What is expected - Scan the records below for the line with "What matplotlib code" and the line with "from matplotlib.ticker import", and retype that range exactly, both ends included, pictures excepted.

Record extracts -
╭──
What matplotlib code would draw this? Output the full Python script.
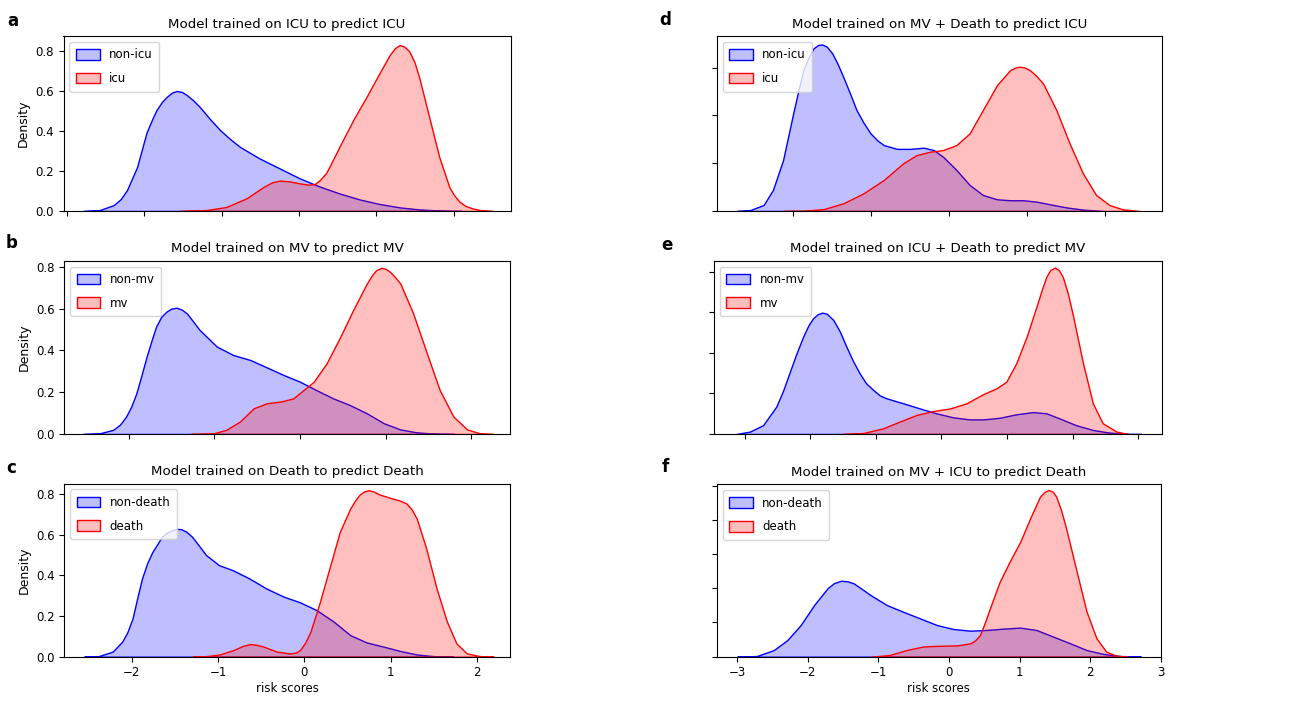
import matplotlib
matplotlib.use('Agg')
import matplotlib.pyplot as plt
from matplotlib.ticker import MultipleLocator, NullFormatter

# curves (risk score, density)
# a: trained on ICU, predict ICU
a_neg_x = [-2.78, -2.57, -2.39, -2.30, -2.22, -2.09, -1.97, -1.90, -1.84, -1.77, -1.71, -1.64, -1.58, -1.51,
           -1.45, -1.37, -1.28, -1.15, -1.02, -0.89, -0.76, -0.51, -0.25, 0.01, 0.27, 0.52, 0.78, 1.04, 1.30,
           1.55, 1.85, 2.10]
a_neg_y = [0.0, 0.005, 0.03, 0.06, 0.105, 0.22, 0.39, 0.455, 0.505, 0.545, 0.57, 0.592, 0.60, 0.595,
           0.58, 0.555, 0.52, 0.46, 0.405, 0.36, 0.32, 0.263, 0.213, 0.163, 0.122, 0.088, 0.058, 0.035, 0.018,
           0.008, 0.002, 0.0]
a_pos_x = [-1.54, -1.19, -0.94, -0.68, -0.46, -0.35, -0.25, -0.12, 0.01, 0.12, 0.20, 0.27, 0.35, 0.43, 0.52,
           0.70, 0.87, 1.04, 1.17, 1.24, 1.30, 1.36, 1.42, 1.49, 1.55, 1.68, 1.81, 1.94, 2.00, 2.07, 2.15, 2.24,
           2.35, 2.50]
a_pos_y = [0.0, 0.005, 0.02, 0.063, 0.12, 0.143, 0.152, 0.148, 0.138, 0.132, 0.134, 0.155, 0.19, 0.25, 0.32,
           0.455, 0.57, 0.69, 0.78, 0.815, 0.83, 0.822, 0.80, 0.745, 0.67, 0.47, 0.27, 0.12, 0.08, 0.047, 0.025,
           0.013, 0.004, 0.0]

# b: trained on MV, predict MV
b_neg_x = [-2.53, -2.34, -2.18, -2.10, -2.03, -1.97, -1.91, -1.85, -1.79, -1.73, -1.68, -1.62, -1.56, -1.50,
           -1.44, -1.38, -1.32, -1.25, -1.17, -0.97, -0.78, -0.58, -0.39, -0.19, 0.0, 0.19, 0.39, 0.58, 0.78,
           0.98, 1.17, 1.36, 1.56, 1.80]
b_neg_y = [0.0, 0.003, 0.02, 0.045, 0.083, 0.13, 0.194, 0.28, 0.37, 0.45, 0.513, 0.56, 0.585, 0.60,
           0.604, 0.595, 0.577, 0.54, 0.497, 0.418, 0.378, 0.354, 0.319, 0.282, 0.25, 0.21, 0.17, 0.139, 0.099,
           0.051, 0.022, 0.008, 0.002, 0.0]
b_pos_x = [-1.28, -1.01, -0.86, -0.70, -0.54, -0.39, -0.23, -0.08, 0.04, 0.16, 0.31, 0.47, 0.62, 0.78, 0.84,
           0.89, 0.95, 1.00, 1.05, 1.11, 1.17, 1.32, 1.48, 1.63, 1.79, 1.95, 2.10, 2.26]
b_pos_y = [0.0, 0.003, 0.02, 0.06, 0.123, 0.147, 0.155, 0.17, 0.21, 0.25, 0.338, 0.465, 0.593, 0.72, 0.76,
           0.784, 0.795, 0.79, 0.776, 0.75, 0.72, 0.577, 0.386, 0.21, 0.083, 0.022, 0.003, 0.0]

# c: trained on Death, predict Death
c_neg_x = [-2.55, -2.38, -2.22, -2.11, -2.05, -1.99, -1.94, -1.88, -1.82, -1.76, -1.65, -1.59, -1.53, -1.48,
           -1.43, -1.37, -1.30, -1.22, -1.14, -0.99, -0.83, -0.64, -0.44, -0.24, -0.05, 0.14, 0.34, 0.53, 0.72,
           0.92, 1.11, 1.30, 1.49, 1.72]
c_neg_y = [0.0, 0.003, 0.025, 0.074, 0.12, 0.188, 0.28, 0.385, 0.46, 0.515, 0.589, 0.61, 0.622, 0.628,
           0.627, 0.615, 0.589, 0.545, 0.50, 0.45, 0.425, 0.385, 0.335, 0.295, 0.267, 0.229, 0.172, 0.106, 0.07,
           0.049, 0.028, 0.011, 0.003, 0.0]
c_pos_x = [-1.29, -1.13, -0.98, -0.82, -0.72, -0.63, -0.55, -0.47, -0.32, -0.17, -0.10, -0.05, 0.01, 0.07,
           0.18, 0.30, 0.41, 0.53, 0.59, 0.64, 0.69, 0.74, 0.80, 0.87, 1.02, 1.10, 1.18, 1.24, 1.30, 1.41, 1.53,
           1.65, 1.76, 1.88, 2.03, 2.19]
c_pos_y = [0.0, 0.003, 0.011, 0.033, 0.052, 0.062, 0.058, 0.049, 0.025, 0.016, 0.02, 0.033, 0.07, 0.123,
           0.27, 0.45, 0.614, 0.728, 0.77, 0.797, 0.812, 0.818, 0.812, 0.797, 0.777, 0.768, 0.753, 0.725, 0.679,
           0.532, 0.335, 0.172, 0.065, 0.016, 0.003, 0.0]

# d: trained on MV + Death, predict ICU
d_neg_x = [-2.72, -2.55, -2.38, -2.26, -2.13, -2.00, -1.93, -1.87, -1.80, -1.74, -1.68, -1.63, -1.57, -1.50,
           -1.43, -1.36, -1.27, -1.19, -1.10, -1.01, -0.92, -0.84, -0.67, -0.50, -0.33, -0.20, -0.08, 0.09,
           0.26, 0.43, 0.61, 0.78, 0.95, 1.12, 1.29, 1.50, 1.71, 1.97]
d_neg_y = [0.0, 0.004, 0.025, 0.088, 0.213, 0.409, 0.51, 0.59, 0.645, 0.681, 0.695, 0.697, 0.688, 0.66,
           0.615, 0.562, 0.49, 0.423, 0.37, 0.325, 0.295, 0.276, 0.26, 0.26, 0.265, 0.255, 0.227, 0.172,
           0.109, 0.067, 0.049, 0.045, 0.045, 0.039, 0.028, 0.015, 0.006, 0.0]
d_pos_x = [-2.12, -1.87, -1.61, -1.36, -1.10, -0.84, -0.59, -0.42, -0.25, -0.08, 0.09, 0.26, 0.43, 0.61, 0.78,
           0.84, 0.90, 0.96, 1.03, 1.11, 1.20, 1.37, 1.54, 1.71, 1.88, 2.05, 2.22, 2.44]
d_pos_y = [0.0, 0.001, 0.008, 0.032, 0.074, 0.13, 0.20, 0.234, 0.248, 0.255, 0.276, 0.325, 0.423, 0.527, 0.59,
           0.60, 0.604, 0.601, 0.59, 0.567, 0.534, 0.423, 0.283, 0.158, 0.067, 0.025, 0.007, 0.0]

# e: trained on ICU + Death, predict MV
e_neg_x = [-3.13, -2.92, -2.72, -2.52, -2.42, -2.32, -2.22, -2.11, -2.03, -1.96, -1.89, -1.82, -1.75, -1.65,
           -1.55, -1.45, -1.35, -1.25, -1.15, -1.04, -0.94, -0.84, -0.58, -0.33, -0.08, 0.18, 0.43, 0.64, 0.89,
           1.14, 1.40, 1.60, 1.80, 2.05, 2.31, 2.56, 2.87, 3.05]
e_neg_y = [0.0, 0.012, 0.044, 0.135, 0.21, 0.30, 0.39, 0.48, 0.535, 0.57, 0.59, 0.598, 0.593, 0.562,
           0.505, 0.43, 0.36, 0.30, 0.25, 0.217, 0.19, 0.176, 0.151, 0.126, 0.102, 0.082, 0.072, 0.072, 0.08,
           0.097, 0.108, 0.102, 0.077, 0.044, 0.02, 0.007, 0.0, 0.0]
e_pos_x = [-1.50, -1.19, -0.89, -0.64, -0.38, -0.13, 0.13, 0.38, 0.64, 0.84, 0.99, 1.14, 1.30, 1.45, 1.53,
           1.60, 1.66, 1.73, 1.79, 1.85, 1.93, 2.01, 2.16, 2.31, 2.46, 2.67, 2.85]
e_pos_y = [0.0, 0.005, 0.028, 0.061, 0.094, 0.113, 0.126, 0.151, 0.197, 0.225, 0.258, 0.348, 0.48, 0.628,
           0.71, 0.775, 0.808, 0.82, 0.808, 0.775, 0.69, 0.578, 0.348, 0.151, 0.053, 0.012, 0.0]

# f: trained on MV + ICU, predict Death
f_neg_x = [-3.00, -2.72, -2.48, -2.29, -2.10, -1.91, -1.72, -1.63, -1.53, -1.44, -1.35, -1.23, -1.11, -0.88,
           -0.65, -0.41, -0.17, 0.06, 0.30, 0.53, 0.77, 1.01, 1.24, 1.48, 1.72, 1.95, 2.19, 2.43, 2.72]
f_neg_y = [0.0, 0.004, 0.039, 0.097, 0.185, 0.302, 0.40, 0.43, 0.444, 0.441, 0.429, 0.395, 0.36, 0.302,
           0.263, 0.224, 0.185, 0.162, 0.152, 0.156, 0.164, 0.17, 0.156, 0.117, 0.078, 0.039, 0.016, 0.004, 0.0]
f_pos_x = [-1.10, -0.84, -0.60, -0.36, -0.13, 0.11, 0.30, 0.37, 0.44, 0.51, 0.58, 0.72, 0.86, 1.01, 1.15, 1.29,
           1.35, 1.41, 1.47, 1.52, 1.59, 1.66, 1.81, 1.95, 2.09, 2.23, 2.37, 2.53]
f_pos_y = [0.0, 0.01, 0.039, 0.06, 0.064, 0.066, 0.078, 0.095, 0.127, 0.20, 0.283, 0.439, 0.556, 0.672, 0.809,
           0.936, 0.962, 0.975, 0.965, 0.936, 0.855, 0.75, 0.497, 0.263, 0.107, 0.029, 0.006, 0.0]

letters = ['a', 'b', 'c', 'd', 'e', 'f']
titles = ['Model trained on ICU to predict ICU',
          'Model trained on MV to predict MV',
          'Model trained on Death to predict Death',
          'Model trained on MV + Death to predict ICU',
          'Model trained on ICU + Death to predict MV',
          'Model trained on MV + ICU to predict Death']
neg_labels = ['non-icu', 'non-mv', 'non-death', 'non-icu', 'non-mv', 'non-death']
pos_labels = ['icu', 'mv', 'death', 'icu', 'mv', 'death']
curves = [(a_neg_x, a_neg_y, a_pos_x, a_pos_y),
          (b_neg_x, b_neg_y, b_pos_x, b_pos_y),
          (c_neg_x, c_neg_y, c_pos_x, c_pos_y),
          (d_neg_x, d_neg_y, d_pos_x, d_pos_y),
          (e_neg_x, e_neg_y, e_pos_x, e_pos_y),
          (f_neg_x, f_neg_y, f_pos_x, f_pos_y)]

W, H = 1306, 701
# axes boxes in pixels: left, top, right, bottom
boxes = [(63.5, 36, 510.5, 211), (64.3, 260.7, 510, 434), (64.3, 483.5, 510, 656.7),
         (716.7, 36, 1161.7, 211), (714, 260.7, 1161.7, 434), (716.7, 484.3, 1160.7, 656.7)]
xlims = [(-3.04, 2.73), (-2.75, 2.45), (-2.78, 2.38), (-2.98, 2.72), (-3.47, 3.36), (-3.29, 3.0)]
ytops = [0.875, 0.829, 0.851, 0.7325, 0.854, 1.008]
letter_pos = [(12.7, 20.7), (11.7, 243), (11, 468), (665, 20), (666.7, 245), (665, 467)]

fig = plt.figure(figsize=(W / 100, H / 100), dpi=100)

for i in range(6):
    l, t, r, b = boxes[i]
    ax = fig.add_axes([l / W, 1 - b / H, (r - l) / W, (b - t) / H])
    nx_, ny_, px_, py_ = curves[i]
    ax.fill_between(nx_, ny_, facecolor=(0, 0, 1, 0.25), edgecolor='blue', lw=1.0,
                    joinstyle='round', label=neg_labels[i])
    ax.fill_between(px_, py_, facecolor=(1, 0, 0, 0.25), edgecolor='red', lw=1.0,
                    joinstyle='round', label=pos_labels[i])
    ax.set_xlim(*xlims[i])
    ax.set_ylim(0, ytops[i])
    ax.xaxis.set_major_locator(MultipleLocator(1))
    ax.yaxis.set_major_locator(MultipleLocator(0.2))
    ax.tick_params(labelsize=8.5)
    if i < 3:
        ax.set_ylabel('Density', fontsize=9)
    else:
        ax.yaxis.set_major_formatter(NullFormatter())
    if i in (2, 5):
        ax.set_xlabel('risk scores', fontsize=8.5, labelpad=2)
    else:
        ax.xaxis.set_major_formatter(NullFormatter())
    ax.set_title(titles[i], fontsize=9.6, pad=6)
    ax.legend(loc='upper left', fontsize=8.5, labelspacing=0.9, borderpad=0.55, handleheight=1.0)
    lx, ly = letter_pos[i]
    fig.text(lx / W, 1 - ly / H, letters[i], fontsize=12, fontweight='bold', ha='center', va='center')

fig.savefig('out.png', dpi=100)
╰──
╭──
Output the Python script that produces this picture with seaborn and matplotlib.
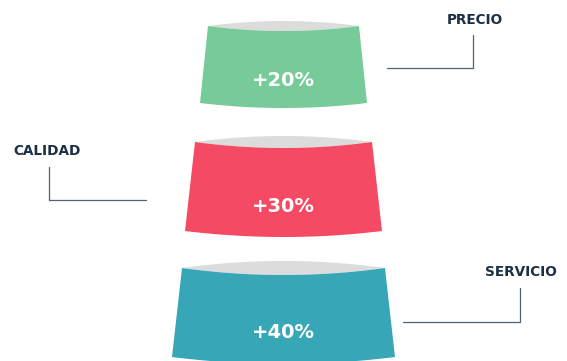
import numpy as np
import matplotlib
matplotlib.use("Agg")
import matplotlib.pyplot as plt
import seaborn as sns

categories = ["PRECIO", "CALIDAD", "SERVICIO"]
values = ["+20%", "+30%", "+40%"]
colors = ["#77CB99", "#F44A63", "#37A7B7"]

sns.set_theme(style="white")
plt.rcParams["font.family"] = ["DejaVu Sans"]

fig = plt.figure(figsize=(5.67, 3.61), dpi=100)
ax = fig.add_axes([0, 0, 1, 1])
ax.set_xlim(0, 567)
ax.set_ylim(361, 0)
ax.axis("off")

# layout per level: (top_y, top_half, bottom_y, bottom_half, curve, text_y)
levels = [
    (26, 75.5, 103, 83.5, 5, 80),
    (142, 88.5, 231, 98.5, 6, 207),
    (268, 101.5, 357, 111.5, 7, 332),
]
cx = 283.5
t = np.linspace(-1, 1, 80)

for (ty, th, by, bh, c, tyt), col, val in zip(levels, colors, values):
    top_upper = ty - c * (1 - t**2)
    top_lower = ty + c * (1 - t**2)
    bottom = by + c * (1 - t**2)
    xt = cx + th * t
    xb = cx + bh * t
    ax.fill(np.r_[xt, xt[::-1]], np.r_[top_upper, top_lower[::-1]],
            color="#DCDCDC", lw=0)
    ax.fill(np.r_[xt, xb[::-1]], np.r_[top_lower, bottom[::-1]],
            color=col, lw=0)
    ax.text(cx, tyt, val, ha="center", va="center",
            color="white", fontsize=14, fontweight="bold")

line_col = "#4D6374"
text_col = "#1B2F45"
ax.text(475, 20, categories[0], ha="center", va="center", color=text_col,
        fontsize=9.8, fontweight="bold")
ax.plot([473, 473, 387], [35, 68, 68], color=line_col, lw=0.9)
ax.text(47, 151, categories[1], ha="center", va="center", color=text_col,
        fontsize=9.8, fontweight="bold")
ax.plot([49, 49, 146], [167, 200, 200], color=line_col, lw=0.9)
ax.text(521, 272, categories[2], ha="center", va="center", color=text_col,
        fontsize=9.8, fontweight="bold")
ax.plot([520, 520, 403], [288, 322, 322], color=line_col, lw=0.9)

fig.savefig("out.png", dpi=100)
╰──
Reply -
What matplotlib code would draw this? Output the full Python script.
import matplotlib
matplotlib.use('Agg')
import matplotlib.pyplot as plt
from matplotlib.ticker import MultipleLocator, NullFormatter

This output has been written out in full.